We need to help students better understand how their education is integrated into future career options and what skills and credentials they need to pursue careers in manufacturing and other trades.

We must ensure that all of our state institutions are aligned, one is no more important than the other, they act as a team, with little or no internal focus. Their focus must be for the state and not for themselves. There must be a clear pathway and progression from K through 12, to a technical school and through a 4 year program. They are aligned and no credits from one institution should be lost in another. It must utilize and implement dual credit and certification opportunities where possible.

Our institutions must pool their resources, as within business they must be lean and competitive. There is not an unlimited source of funding, thus we need to ensure that the funding is directed to the areas of greatest needs within our state.

What do we believe the focus of such programs should be? First and foremost, interpersonal skills. We have lost the ability to effectively communicate in this data driven age. The ability to work and deal with people in a team environment is so very important. We need critical thinkers able to solve complex or simple problems quickly. We need to prepare people to be Managers and Supervisors within organizations. We need to keep our students in the forefront of the technological advances that are happening across manufacturing. We need to make sure that this education is again focused on the real world environment. We see Associate degrees such as a “Certified Production Technician” and Bachelor of Science in Manufacturing Management. Education also needs to ensure that it understands from all industry and business within the state the credentials necessary for an individual to succeed within the positions that are available within our state.

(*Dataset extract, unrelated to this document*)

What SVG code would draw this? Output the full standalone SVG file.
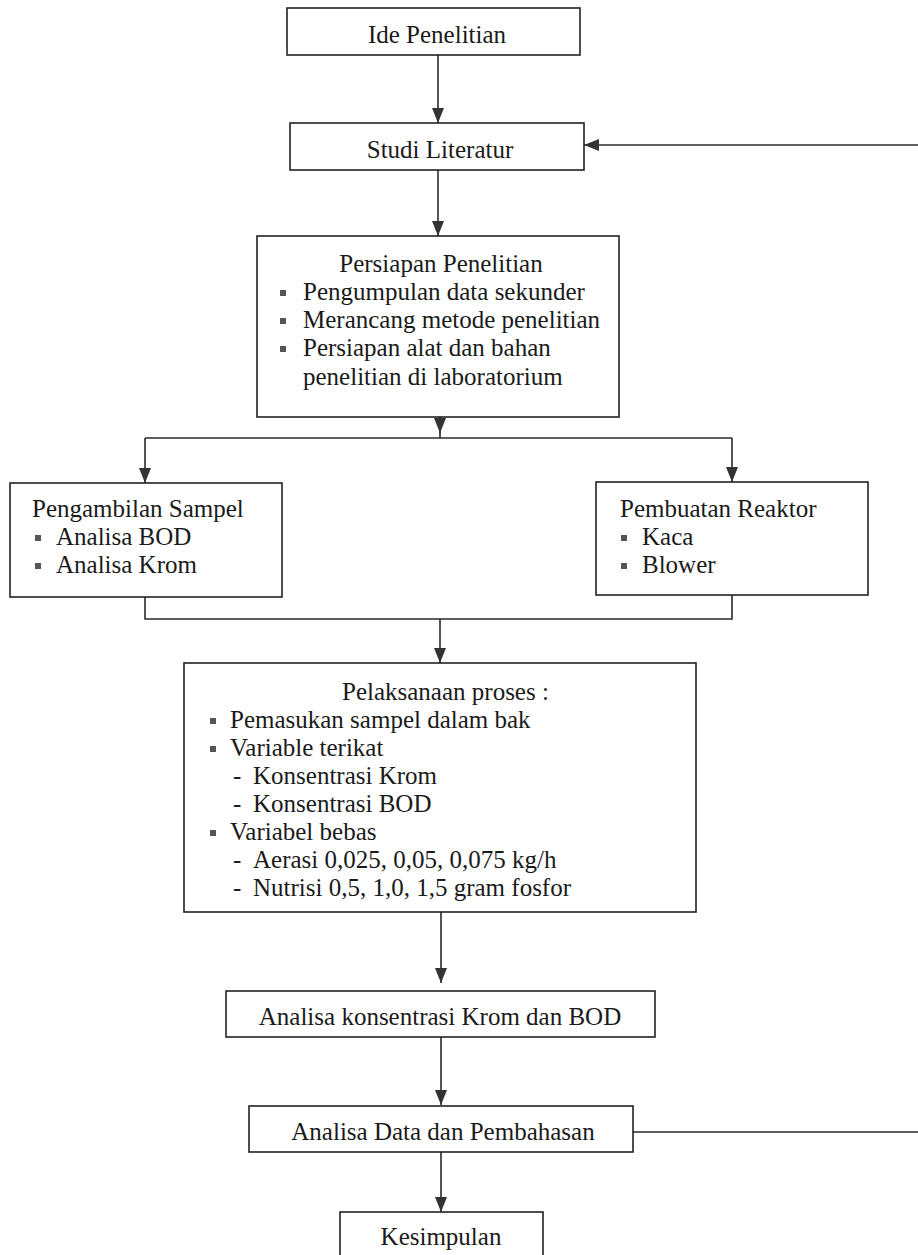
<svg xmlns="http://www.w3.org/2000/svg" width="918" height="1255" viewBox="0 0 918 1255">
<style>
.box{fill:#ffffff;stroke:#222;stroke-width:1.6}
.t{font-family:"Liberation Serif","Times New Roman",serif;font-size:25px;fill:#1a1a1a}
.c{text-anchor:middle}
.b{fill:#555}
.ln{fill:none;stroke:#2a2a2a;stroke-width:1.6}
.ar{fill:none;stroke:#2a2a2a;stroke-width:1.6;marker-end:url(#ah)}
</style>
<defs>
<marker id="ah" markerUnits="userSpaceOnUse" viewBox="0 0 15 12" markerWidth="15" markerHeight="12" refX="15" refY="6" orient="auto">
<path d="M0,0 L15,6 L0,12 z" fill="#333"/>
</marker>
</defs>
<rect width="918" height="1255" fill="#ffffff"/>
<g id="connectors">
<line class="ar" x1="438" y1="55" x2="438" y2="123"/>
<line class="ar" x1="918" y1="145" x2="584" y2="145"/>
<line class="ar" x1="438" y1="170" x2="438" y2="236"/>
<line class="ln" x1="440" y1="417" x2="440" y2="438"/>
<line class="ar" x1="440" y1="417" x2="440" y2="433"/>
<polyline class="ln" points="145,438 732,438"/>
<line class="ar" x1="145" y1="438" x2="145" y2="483"/>
<line class="ar" x1="732" y1="438" x2="732" y2="482"/>
<polyline class="ln" points="145,597 145,619 732,619 732,595"/>
<line class="ar" x1="440" y1="619" x2="440" y2="663"/>
<line class="ar" x1="441" y1="912" x2="441" y2="983"/>
<line class="ar" x1="441" y1="1037" x2="441" y2="1105"/>
<line class="ln" x1="633" y1="1132" x2="918" y2="1132"/>
<line class="ar" x1="441" y1="1143" x2="441" y2="1212"/>
</g>
<g id="ide">
<rect class="box" x="287" y="8" width="293" height="47"/>
<text class="t c" x="437" y="43">Ide Penelitian</text>
</g>
<g id="studi">
<rect class="box" x="290" y="123" width="294" height="47"/>
<text class="t c" x="440" y="158">Studi Literatur</text>
</g>
<g id="persiapan">
<rect class="box" x="257" y="236" width="362" height="181"/>
<text class="t c" x="441" y="272">Persiapan Penelitian</text>
<rect class="b" x="280" y="290" width="6" height="6"/>
<text class="t" x="303" y="300">Pengumpulan data sekunder</text>
<rect class="b" x="280" y="318" width="6" height="6"/>
<text class="t" x="303" y="328">Merancang metode penelitian</text>
<rect class="b" x="280" y="346" width="6" height="6"/>
<text class="t" x="303" y="356">Persiapan alat dan bahan</text>
<text class="t" x="303" y="385">penelitian di laboratorium</text>
</g>
<g id="pengambilan">
<rect class="box" x="10" y="483" width="272" height="114"/>
<text class="t" x="32" y="517">Pengambilan Sampel</text>
<rect class="b" x="35" y="535" width="6" height="6"/>
<text class="t" x="56" y="545">Analisa BOD</text>
<rect class="b" x="35" y="563" width="6" height="6"/>
<text class="t" x="56" y="573">Analisa Krom</text>
</g>
<g id="pembuatan">
<rect class="box" x="596" y="482" width="272" height="113"/>
<text class="t" x="620" y="517">Pembuatan Reaktor</text>
<rect class="b" x="621" y="535" width="6" height="6"/>
<text class="t" x="642" y="545">Kaca</text>
<rect class="b" x="621" y="563" width="6" height="6"/>
<text class="t" x="642" y="573">Blower</text>
</g>
<g id="pelaksanaan">
<rect class="box" x="184" y="663" width="512" height="249"/>
<text class="t" x="342" y="700">Pelaksanaan proses :</text>
<rect class="b" x="210" y="718" width="6" height="6"/>
<text class="t" x="230" y="728">Pemasukan sampel dalam bak</text>
<rect class="b" x="210" y="746" width="6" height="6"/>
<text class="t" x="230" y="756">Variable terikat</text>
<text class="t" y="784"><tspan x="233">-</tspan><tspan x="253">Konsentrasi Krom</tspan></text>
<text class="t" y="812"><tspan x="233">-</tspan><tspan x="253">Konsentrasi BOD</tspan></text>
<rect class="b" x="210" y="830" width="6" height="6"/>
<text class="t" x="230" y="840">Variabel bebas</text>
<text class="t" y="868"><tspan x="233">-</tspan><tspan x="253">Aerasi 0,025, 0,05, 0,075 kg/h</tspan></text>
<text class="t" y="896"><tspan x="233">-</tspan><tspan x="253">Nutrisi 0,5, 1,0, 1,5 gram fosfor</tspan></text>
</g>
<g id="konsentrasi">
<rect class="box" x="226" y="991" width="429" height="46"/>
<text class="t c" x="440" y="1025">Analisa konsentrasi Krom dan BOD</text>
</g>
<g id="analisa-data">
<rect class="box" x="249" y="1106" width="384" height="46"/>
<text class="t c" x="443" y="1140">Analisa Data dan Pembahasan</text>
</g>
<g id="kesimpulan">
<rect class="box" x="340" y="1212" width="203" height="60"/>
<text class="t c" x="441" y="1245">Kesimpulan</text>
</g>
</svg>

Digitization Or Industry 4.0 is transforming how manufacturers need to think about human capital management. The workforce will need greater digital literacy and to have high-tech and collaboration skills. It will also need to be able to work cross functionally as well as with increasingly intelligent machines to bring higher levels of efficiency and productivity to the enterprise. Over the next five to 10 years, the analytic discipline applied to production will evolve and mature. In parallel, production environments will change with the addition of technologies such as 3D printing, collaborative robots, automated guided vehicles, and other advances.